[THE REQUEST]: Reproduce, character for character, the lines below from the first through the one with "(ark) at (535,716)". Leave pictures out.
++++ DATA LINES
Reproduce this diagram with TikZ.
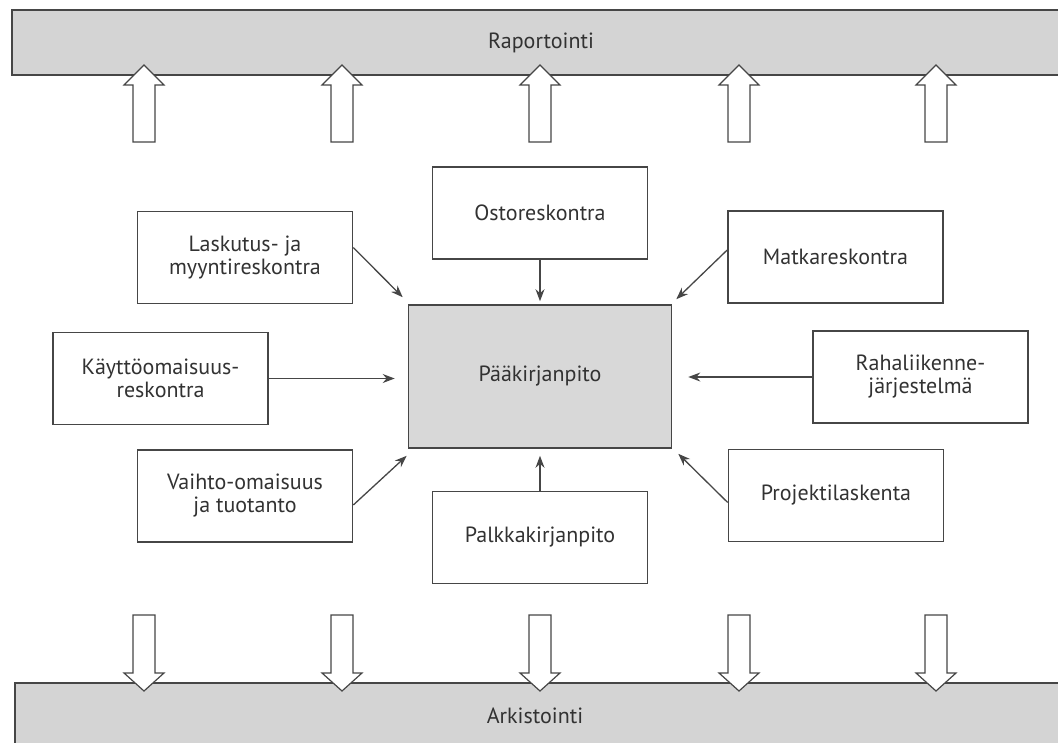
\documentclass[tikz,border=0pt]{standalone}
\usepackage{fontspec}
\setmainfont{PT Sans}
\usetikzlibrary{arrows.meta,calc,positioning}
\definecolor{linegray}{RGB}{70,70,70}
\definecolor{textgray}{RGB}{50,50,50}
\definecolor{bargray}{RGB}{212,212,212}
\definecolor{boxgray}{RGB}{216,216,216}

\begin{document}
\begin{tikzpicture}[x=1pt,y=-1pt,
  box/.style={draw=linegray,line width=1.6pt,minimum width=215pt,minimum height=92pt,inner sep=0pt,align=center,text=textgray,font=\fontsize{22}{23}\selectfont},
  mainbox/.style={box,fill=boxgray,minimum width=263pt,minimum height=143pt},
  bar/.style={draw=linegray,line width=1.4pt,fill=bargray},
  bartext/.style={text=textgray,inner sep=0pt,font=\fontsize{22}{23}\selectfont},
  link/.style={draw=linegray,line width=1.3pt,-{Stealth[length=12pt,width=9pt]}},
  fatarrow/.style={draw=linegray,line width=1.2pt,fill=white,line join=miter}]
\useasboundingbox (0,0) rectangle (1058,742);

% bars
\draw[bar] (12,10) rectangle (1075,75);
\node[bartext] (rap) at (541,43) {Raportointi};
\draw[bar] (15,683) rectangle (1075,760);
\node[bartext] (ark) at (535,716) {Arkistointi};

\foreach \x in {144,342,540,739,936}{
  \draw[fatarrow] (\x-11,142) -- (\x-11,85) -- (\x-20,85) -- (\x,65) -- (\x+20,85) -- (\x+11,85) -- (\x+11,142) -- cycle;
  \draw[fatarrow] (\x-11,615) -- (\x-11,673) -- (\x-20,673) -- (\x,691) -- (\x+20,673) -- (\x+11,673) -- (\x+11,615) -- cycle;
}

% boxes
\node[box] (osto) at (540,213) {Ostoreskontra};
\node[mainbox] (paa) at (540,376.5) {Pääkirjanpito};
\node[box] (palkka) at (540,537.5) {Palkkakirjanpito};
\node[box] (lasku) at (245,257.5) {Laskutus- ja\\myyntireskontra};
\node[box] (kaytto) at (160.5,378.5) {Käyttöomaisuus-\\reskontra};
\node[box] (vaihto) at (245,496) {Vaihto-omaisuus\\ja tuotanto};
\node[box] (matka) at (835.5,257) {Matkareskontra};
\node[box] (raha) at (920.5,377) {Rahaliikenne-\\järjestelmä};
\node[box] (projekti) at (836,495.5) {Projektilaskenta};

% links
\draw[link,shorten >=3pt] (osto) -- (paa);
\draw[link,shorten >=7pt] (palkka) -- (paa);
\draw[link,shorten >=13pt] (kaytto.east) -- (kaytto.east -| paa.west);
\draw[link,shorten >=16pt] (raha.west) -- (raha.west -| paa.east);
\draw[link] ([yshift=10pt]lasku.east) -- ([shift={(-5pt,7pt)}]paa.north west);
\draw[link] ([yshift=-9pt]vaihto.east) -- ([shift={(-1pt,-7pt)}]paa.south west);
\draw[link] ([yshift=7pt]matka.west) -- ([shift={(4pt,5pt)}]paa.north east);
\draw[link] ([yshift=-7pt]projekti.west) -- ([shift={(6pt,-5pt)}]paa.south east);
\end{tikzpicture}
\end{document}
++++++++
[EXERCISE OUTPUT]:
Reproduce this diagram with TikZ.
\documentclass[tikz,border=0pt]{standalone}
\usepackage{fontspec}
\setmainfont{PT Sans}
\usetikzlibrary{arrows.meta,calc,positioning}
\definecolor{linegray}{RGB}{70,70,70}
\definecolor{textgray}{RGB}{50,50,50}
\definecolor{bargray}{RGB}{212,212,212}
\definecolor{boxgray}{RGB}{216,216,216}

\begin{document}
\begin{tikzpicture}[x=1pt,y=-1pt,
  box/.style={draw=linegray,line width=1.6pt,minimum width=215pt,minimum height=92pt,inner sep=0pt,align=center,text=textgray,font=\fontsize{22}{23}\selectfont},
  mainbox/.style={box,fill=boxgray,minimum width=263pt,minimum height=143pt},
  bar/.style={draw=linegray,line width=1.4pt,fill=bargray},
  bartext/.style={text=textgray,inner sep=0pt,font=\fontsize{22}{23}\selectfont},
  link/.style={draw=linegray,line width=1.3pt,-{Stealth[length=12pt,width=9pt]}},
  fatarrow/.style={draw=linegray,line width=1.2pt,fill=white,line join=miter}]
\useasboundingbox (0,0) rectangle (1058,742);

% bars
\draw[bar] (12,10) rectangle (1075,75);
\node[bartext] (rap) at (541,43) {Raportointi};
\draw[bar] (15,683) rectangle (1075,760);
\node[bartext] (ark) at (535,716) {Arkistointi};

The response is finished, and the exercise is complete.